_INSTRUCTIONS FOR THE TASK_
Extract, in full, the lines below, beginning at the first and ending with the line that contains "(0,0) rectangle (1060,530);". Pictures do not belong in the copy.

_SUPPLIED DATA_
--- start ---

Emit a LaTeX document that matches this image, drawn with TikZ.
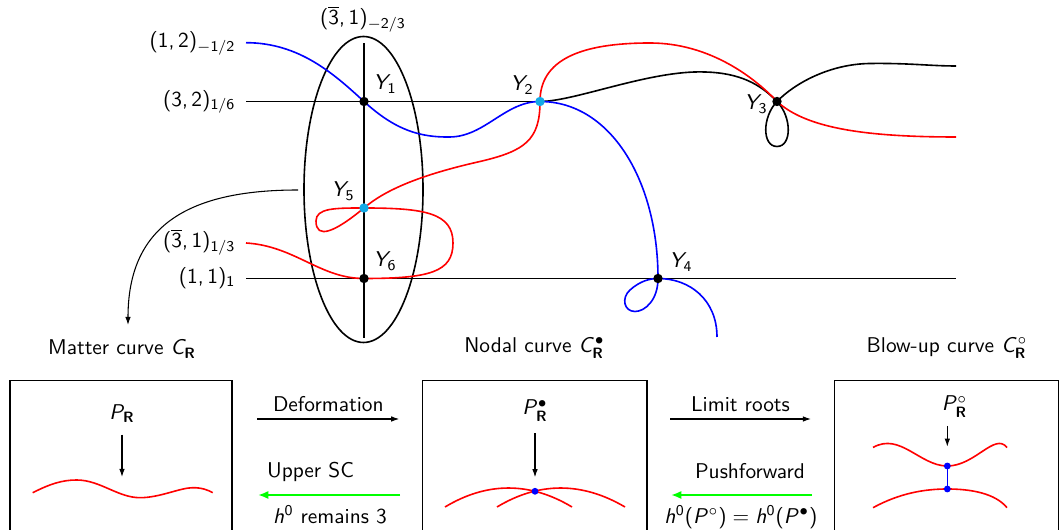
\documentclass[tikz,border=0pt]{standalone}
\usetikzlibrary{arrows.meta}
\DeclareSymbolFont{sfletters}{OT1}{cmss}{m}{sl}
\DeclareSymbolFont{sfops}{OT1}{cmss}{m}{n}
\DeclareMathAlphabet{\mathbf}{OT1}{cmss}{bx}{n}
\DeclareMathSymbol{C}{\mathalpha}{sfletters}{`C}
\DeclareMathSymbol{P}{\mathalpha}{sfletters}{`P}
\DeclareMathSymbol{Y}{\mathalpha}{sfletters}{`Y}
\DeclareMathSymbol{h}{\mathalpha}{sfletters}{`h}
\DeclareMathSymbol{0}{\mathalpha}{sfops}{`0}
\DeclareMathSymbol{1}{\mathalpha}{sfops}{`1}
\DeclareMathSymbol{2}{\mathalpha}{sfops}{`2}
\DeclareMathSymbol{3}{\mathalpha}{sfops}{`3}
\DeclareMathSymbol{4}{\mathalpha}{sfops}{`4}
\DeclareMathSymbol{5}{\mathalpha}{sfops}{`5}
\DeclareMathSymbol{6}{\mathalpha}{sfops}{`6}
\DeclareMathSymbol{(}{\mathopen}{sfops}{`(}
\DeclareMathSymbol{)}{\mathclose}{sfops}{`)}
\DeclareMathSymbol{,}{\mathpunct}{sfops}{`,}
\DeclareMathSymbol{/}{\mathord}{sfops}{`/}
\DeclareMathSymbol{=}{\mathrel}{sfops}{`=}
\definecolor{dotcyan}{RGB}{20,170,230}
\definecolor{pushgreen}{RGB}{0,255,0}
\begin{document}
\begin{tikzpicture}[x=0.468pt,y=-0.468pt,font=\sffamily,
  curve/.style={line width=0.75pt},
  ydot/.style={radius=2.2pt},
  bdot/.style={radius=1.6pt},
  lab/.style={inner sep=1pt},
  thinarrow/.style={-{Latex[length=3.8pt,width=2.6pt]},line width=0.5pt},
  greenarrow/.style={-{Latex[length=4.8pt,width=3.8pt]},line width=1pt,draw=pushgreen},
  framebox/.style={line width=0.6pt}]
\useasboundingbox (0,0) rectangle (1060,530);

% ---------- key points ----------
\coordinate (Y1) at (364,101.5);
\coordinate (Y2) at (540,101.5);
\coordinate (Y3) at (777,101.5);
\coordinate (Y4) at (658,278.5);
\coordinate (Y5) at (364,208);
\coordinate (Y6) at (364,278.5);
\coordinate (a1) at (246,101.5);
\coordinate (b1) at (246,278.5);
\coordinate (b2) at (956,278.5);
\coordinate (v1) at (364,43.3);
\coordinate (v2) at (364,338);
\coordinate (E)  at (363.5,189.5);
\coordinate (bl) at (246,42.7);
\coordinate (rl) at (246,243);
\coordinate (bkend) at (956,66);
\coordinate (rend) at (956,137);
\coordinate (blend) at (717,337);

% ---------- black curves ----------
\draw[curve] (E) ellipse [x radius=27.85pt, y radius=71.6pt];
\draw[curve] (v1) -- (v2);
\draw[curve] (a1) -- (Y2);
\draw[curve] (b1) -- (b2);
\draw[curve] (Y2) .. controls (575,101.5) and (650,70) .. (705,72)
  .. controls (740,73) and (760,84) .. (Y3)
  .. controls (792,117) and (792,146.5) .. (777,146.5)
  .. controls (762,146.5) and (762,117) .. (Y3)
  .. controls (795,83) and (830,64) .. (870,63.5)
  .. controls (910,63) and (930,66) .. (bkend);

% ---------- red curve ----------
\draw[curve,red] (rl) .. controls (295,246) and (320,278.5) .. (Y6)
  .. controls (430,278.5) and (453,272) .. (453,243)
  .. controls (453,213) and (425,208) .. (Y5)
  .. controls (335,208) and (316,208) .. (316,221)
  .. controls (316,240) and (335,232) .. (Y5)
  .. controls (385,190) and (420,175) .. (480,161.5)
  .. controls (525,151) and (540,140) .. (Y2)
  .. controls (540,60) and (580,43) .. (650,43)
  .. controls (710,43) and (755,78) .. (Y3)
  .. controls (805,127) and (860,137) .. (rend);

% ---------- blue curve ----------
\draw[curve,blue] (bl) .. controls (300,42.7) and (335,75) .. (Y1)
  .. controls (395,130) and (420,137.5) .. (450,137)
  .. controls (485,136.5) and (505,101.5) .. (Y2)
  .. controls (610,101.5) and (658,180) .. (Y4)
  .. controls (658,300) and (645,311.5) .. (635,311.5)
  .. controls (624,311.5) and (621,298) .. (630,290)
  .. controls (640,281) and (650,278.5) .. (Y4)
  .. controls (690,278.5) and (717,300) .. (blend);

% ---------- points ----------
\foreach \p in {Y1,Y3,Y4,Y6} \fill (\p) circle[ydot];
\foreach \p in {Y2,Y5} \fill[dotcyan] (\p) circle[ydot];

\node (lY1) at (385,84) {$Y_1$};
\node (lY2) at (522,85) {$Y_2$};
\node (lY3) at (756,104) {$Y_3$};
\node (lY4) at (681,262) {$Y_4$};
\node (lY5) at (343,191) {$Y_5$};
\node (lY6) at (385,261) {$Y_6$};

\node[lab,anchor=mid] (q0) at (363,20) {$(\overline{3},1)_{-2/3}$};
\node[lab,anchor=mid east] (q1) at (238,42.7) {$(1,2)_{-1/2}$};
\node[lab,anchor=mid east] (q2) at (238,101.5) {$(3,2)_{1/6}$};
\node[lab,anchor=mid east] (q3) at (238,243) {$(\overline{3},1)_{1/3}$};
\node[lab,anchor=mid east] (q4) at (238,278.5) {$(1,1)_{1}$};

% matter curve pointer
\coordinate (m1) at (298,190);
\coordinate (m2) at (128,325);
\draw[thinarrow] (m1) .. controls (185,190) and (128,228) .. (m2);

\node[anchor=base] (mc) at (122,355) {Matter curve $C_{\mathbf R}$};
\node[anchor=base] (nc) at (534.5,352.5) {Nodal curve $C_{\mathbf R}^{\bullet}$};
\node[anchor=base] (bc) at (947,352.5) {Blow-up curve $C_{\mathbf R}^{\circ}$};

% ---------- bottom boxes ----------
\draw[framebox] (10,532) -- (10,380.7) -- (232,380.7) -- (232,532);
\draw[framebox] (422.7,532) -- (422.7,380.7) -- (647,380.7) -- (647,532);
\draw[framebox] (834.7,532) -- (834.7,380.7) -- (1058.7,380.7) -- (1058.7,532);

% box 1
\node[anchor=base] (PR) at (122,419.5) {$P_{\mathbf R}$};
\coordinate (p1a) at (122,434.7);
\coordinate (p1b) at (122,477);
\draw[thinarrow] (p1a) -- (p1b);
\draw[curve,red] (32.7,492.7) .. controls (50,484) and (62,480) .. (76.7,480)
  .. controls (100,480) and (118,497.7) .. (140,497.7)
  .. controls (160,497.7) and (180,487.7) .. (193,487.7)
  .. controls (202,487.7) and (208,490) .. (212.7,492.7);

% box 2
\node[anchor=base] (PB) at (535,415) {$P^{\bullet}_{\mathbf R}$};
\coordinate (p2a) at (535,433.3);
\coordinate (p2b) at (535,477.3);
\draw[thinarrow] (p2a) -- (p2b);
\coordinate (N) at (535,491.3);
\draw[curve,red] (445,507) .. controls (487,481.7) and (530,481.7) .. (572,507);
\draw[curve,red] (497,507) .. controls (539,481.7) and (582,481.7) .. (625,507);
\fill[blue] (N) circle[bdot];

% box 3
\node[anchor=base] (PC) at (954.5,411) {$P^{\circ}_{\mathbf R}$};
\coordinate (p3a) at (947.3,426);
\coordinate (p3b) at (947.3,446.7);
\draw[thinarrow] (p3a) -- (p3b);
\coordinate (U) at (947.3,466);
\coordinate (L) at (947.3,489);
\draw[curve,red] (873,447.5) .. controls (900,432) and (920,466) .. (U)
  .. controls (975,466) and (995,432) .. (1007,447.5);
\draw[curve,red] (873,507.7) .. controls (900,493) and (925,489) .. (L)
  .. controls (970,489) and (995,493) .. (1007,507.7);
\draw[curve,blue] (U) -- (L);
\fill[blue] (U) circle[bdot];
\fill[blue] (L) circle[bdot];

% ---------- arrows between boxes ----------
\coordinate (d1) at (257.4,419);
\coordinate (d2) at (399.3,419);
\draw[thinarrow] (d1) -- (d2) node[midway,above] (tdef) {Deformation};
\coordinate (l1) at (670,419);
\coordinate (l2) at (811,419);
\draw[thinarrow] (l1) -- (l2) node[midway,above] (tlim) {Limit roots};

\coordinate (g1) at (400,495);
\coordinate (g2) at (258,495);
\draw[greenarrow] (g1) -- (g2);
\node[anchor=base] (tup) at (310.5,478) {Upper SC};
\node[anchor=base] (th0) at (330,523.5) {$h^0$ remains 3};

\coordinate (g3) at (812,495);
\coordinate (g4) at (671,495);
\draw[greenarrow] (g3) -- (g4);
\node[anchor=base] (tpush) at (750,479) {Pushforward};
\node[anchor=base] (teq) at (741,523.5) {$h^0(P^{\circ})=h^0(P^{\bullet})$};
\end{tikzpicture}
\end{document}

--- end ---

_ANSWER FOR THIS EXERCISE_
Emit a LaTeX document that matches this image, drawn with TikZ.
\documentclass[tikz,border=0pt]{standalone}
\usetikzlibrary{arrows.meta}
\DeclareSymbolFont{sfletters}{OT1}{cmss}{m}{sl}
\DeclareSymbolFont{sfops}{OT1}{cmss}{m}{n}
\DeclareMathAlphabet{\mathbf}{OT1}{cmss}{bx}{n}
\DeclareMathSymbol{C}{\mathalpha}{sfletters}{`C}
\DeclareMathSymbol{P}{\mathalpha}{sfletters}{`P}
\DeclareMathSymbol{Y}{\mathalpha}{sfletters}{`Y}
\DeclareMathSymbol{h}{\mathalpha}{sfletters}{`h}
\DeclareMathSymbol{0}{\mathalpha}{sfops}{`0}
\DeclareMathSymbol{1}{\mathalpha}{sfops}{`1}
\DeclareMathSymbol{2}{\mathalpha}{sfops}{`2}
\DeclareMathSymbol{3}{\mathalpha}{sfops}{`3}
\DeclareMathSymbol{4}{\mathalpha}{sfops}{`4}
\DeclareMathSymbol{5}{\mathalpha}{sfops}{`5}
\DeclareMathSymbol{6}{\mathalpha}{sfops}{`6}
\DeclareMathSymbol{(}{\mathopen}{sfops}{`(}
\DeclareMathSymbol{)}{\mathclose}{sfops}{`)}
\DeclareMathSymbol{,}{\mathpunct}{sfops}{`,}
\DeclareMathSymbol{/}{\mathord}{sfops}{`/}
\DeclareMathSymbol{=}{\mathrel}{sfops}{`=}
\definecolor{dotcyan}{RGB}{20,170,230}
\definecolor{pushgreen}{RGB}{0,255,0}
\begin{document}
\begin{tikzpicture}[x=0.468pt,y=-0.468pt,font=\sffamily,
  curve/.style={line width=0.75pt},
  ydot/.style={radius=2.2pt},
  bdot/.style={radius=1.6pt},
  lab/.style={inner sep=1pt},
  thinarrow/.style={-{Latex[length=3.8pt,width=2.6pt]},line width=0.5pt},
  greenarrow/.style={-{Latex[length=4.8pt,width=3.8pt]},line width=1pt,draw=pushgreen},
  framebox/.style={line width=0.6pt}]
\useasboundingbox (0,0) rectangle (1060,530);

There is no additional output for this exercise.